The natural fireworks will be most active Aug. 8-15, peaking Aug. 12 during the early morning hours between 2 a.m. and 4 a.m. when more than 50 meteors per hour could be visible, according to experts at the Fiske Planetarium at the University of Colorado at Boulder.
"The best way to view the Perseid meteor shower is to get away from city lights and set up a lawn chair facing northeast where the constellation Perseus will be visible," said Francisco Salas, program supervisor at CU-Boulder's Fiske Planetarium. "The key to viewing a meteor shower is taking in as wide a view of the night sky as you can, so make sure to lean back in your lawn chair."
Weather permitting, viewers should see meteors flashing over the entire sky.

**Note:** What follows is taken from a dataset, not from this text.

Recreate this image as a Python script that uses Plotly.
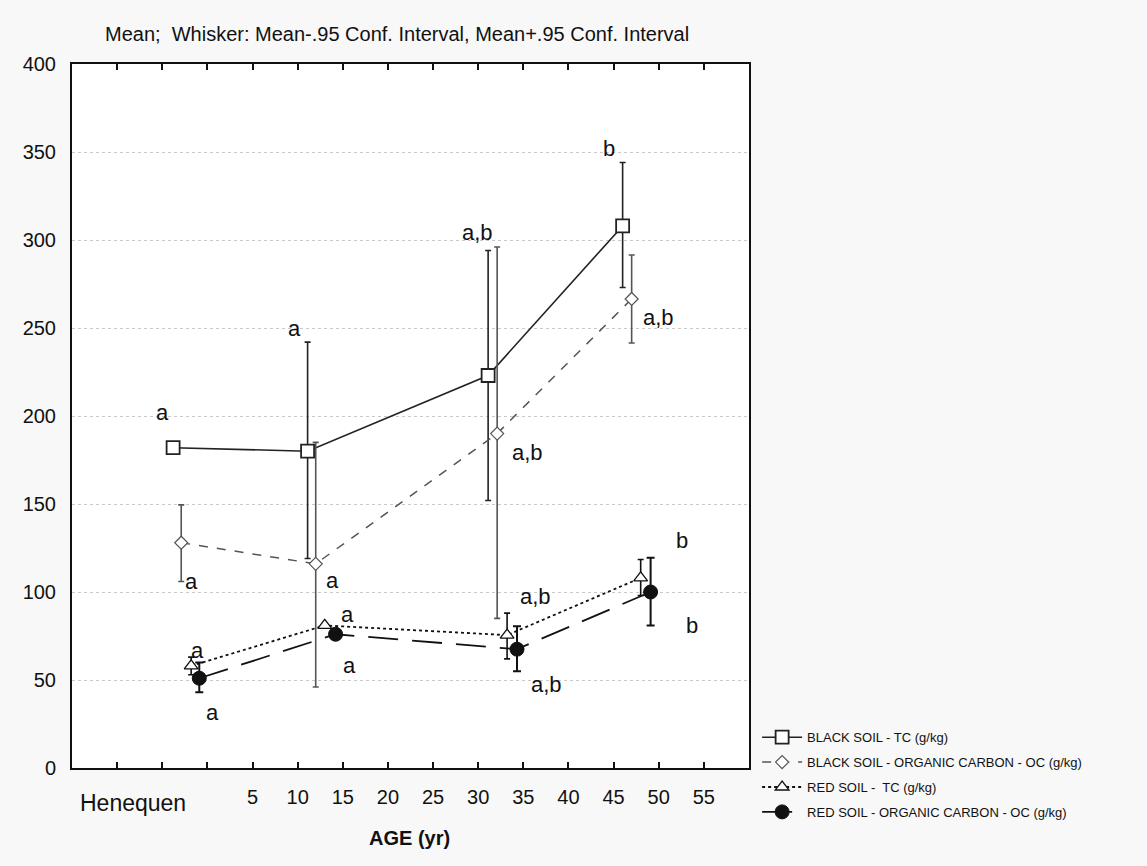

Viewing is best when the sky is darkest and viewers should avoid using binoculars and telescopes, which narrow the field of vision, he said.
The Perseid meteor shower is named for the Perseus constellation from which the meteors, or shooting stars, appear to radiate, and it occurs every August. On other nights during the year, only five to 10 meteors per hour can be seen.
Meteor showers occur when the Earth crosses the path of a comet, sweeping through debris left behind along the orbit. Millions of chunks of ice and dust make up the tail of a comet. These chunks of space junk might be as small as a pea and travel through the solar system at more than 36,000 miles per hour.
"A meteor shower is sort of like driving a car through a snowstorm, with the Earth as the car and the chunks of space junk as the snow," Salas said.
The Perseid meteor shower is caused by the Earth passing through the tail of Comet Swift-Tuttle, which is in orbit around the sun. The chunks of space junk that make up the tail are only seen as meteors when they come close to the Earth and enter the atmosphere, he said.
"So when somebody sees a Perseid meteor streaking across the sky they are actually seeing bits of the comet, which could be as small as a pea," Salas said. Most meteors melt down and boil away many miles above the Earth, high in the atmosphere.
The moon will be a quarter full and will add some extra light "pollution" to the night sky that may limit the viewing of some meteors, Salas said.